Best known as ancient Rome’s rival in the Punic Wars, Carthage was a North African commercial hub that flourished for over 500 years. The city-state began its life in the 8th or 9th century B.C. as a Phoenician settlement in what is now Tunisia, but it later grew into a sprawling seafaring empire that dominated trade in textiles, gold, silver and copper. At its peak, its capital city boasted nearly half a million inhabitants and included a protected harbor outfitted with docking bays for 220 ships. Carthage had slowly evolved from a colony to the capital of a new empire. As the city grew in size and power during the seventh century BC, it progressively asserted its independence from Tyre, founding colonies of its own and expanding its territory in Africa. Even so, Carthage continued to signal its allegiance to its mother city by dispatching an annual embassy to Tyre’s temple of Melquart, the city’s patron diety. After Tyre was conquered by the Babylonians in the early sixth century, the Phoenician colonies in the western Mediterranean turned to powerful Carthage for protection and support against their Greek rivals.
Old Phoenician colonies, such as Utica and Gades in Hispania, became bound by treaty to Carthage. Carthage’s approach to its allies differed from that developed by Rome. While Roman allies participated in a mutual defensive organization under the leadership of Rome, which gradually integrated its allies by granting their people rights and even citizenship, Carthage preferred to extract punitive taxes from its looser confederation of subjects and subject allies. These taxes were used in turn to finance Carthage’s fleet and to pay mercenary soldiers. Despite their extensive contact with their Greek neighbors and Libyan subjects, the Carthaginians retained their Punic Language a dialect of Phoenician and a Semitic language related to Hebrew. Punic would long outlast Carthage’s empire. It was still spoken in northern Africa as late as the fifth century AD, but died out soon thereafter, leaving only a few inscriptions and scattered quotations as witnesses.

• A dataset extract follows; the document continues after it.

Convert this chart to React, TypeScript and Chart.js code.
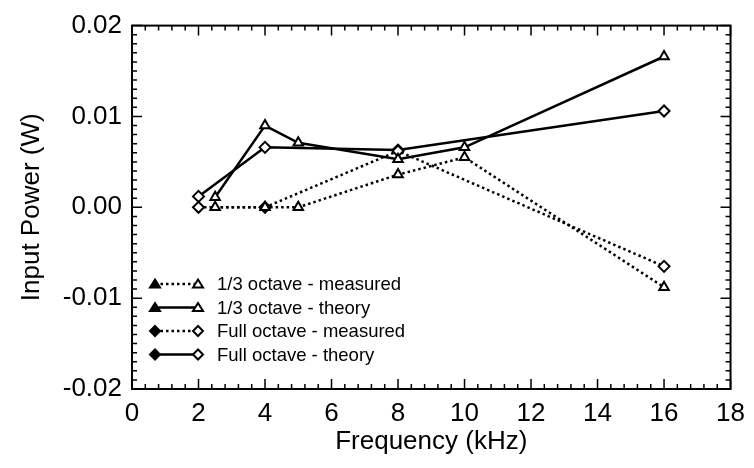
import React, { useEffect, useRef } from "react";
import { Chart, registerables } from "chart.js";

Chart.register(...registerables);

const thirdFreq = [2.5, 4, 5, 8, 10, 16];
const thirdMeasured = [0.0, 0.0, 0.0, 0.0036, 0.0055, -0.0088];
const thirdTheory = [0.0011, 0.009, 0.0071, 0.0053, 0.0066, 0.0166];
const fullFreq = [2, 4, 8, 16];
const fullMeasured = [0.0, 0.0, 0.0062, -0.0065];
const fullTheory = [0.0012, 0.0066, 0.0063, 0.0106];

const legendLabels = [
  "1/3 octave - measured",
  "1/3 octave - theory",
  "Full octave - measured",
  "Full octave - theory",
];
const yTickValues = [-0.02, -0.01, 0, 0.01, 0.02];
const xTickValues = [0, 2, 4, 6, 8, 10, 12, 14, 16, 18];

const FONT = "'Liberation Sans', Arial, Helvetica, sans-serif";

function pts(xs: number[], ys: number[]) {
  return xs.map((x, i) => ({ x, y: ys[i] }));
}

function drawMarker(ctx: CanvasRenderingContext2D, style: string, x: number, y: number, r: number, filled: boolean) {
  ctx.save();
  ctx.beginPath();
  if (style === "triangle") {
    const h = r * 1.5;
    ctx.moveTo(x, y - h * 0.6);
    ctx.lineTo(x + r * 1.0, y + h * 0.45);
    ctx.lineTo(x - r * 1.0, y + h * 0.45);
    ctx.closePath();
  } else {
    ctx.moveTo(x, y - r);
    ctx.lineTo(x + r, y);
    ctx.lineTo(x, y + r);
    ctx.lineTo(x - r, y);
    ctx.closePath();
  }
  ctx.fillStyle = filled ? "#000" : "#fff";
  ctx.fill();
  ctx.lineWidth = 2;
  ctx.strokeStyle = "#000";
  ctx.setLineDash([]);
  ctx.stroke();
  ctx.restore();
}

const framePlugin = {
  id: "frameTicks",
  afterDatasetsDraw(chart: any) {
    const { ctx, chartArea, scales } = chart;
    const { left, right, top, bottom } = chartArea;
    const xs = scales.x;
    const ys = scales.y;
    ctx.save();
    ctx.strokeStyle = "#000";
    ctx.lineWidth = 2;
    ctx.setLineDash([]);
    ctx.strokeRect(left, top, right - left, bottom - top);
    ctx.lineWidth = 1.5;
    for (let i = 0; i <= 45; i++) {
      const v = i * 0.4;
      const len = i % 5 === 0 ? 10 : 5;
      const px = xs.getPixelForValue(v);
      ctx.beginPath();
      ctx.moveTo(px, bottom);
      ctx.lineTo(px, bottom - len);
      ctx.moveTo(px, top);
      ctx.lineTo(px, top + len);
      ctx.stroke();
    }
    for (let i = -20; i <= 20; i++) {
      const v = i * 0.001;
      const len = i % 10 === 0 ? 10 : 5;
      const py = ys.getPixelForValue(v);
      ctx.beginPath();
      ctx.moveTo(left, py);
      ctx.lineTo(left + len, py);
      ctx.moveTo(right, py);
      ctx.lineTo(right - len, py);
      ctx.stroke();
    }
    // legend
    const lx0 = 155;
    const lx1 = 198;
    const rowY = [284, 307.5, 331, 354.5];
    ctx.font = `18.5px ${FONT}`;
    ctx.fillStyle = "#000";
    ctx.textBaseline = "middle";
    ctx.textAlign = "left";
    chart.data.datasets.forEach((ds: any, i: number) => {
      const y = rowY[i];
      ctx.beginPath();
      ctx.lineWidth = ds.borderWidth;
      ctx.setLineDash(ds.borderDash || []);
      ctx.moveTo(lx0, y);
      ctx.lineTo(lx1, y);
      ctx.stroke();
      ctx.setLineDash([]);
      drawMarker(ctx, ds.pointStyle, lx0, y, 5, true);
      drawMarker(ctx, ds.pointStyle, lx1, y, 5, false);
      ctx.fillText(ds.label, 217, y + 1);
    });
    ctx.restore();
  },
};

export default function App() {
  const ref = useRef<HTMLCanvasElement | null>(null);
  useEffect(() => {
    document.body.style.margin = "0";
    const canvas = ref.current!;
    const common = {
      borderColor: "#000",
      pointBackgroundColor: "#fff",
      pointBorderColor: "#000",
      pointBorderWidth: 2,
      pointRadius: 5.5,
      fill: false,
      tension: 0,
    };
    const chart = new Chart(canvas, {
      type: "scatter",
      data: {
        datasets: [
          {
            ...common,
            label: legendLabels[0],
            data: pts(thirdFreq, thirdMeasured),
            showLine: true,
            borderWidth: 2.5,
            borderDash: [2.5, 3],
            pointStyle: "triangle",
          },
          {
            ...common,
            label: legendLabels[1],
            data: pts(thirdFreq, thirdTheory),
            showLine: true,
            borderWidth: 2.5,
            pointStyle: "triangle",
          },
          {
            ...common,
            label: legendLabels[2],
            data: pts(fullFreq, fullMeasured),
            showLine: true,
            borderWidth: 2.5,
            borderDash: [2.5, 3],
            pointStyle: "rectRot",
          },
          {
            ...common,
            label: legendLabels[3],
            data: pts(fullFreq, fullTheory),
            showLine: true,
            borderWidth: 2.5,
            pointStyle: "rectRot",
          },
        ] as any,
      },
      options: {
        responsive: false,
        animation: false,
        layout: { padding: { top: 14, right: 19, left: 0, bottom: 0 } },
        plugins: { legend: { display: false }, tooltip: { enabled: false } },
        scales: {
          x: {
            type: "linear",
            min: 0,
            max: 18,
            afterFit: (s: any) => {
              s.height = 79;
            },
            afterBuildTicks: (s: any) => {
              s.ticks = xTickValues.map((v) => ({ value: v }));
            },
            grid: { display: false, drawTicks: false },
            border: { display: false },
            ticks: {
              color: "#000",
              font: { family: FONT, size: 26 },
              padding: 9,
              maxRotation: 0,
              callback: (v: any) => String(v),
            },
            title: {
              display: true,
              text: "Frequency (kHz)",
              color: "#000",
              font: { family: FONT, size: 26 },
              padding: { top: 0, bottom: 11 },
            },
          },
          y: {
            type: "linear",
            min: -0.02,
            max: 0.02,
            afterFit: (s: any) => {
              s.width = 132;
            },
            afterBuildTicks: (s: any) => {
              s.ticks = yTickValues.map((v) => ({ value: v }));
            },
            grid: { display: false, drawTicks: false },
            border: { display: false },
            ticks: {
              color: "#000",
              font: { family: FONT, size: 26 },
              padding: 10,
              callback: (v: any) => Number(v).toFixed(2),
            },
            title: {
              display: true,
              text: "Input Power (W)",
              color: "#000",
              font: { family: FONT, size: 26 },
              padding: { top: 16, bottom: 0 },
            },
          },
        },
      } as any,
      plugins: [framePlugin],
    });
    return () => chart.destroy();
  }, []);
  return (
    <div style={{ width: 754, height: 468 }}>
      <canvas ref={ref} width={754} height={468} style={{ display: "block" }} />
    </div>
  );
}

As the head of a Punic coalition, Carthage forged anti-Greek alliances with the Etruscans, who controlled Rome until the late sixth century BC. They also courted the support of the far-off Persians, who were attempting to conquer the Greeks in the eastern Mediterranean. It was said in antiquity that on the same day when the united eastern Greeks destroyed the fleet of the Persian King Xerxes at Salamis in 480 BC, a coalition of western Greeks routed a Carthaginian force at Himera in Sicily.
As Carthage emerged as a major military power, its political system was evolving from a monarchy to a more inclusive republican form of government, a transformation experienced by many other city-states throughout the ancient Mediterranean at this time, including Rome. Eventually, Carthage’s government came to be led by two annually elected magistrates (suffetes or “kings”); a Council of Elders (the adirim or “Mighty Ones”) consisting of the leading men of the city; and an assembly of citizens, who could arbitrate between the suffetes and Council when they were at odds.
Carthage’s political system was often praised in antiquity: Aristotle thought Carthage possessed one of the best constitutions. In practice, however, a single preeminent family often acquired political supremacy for extended periods of time.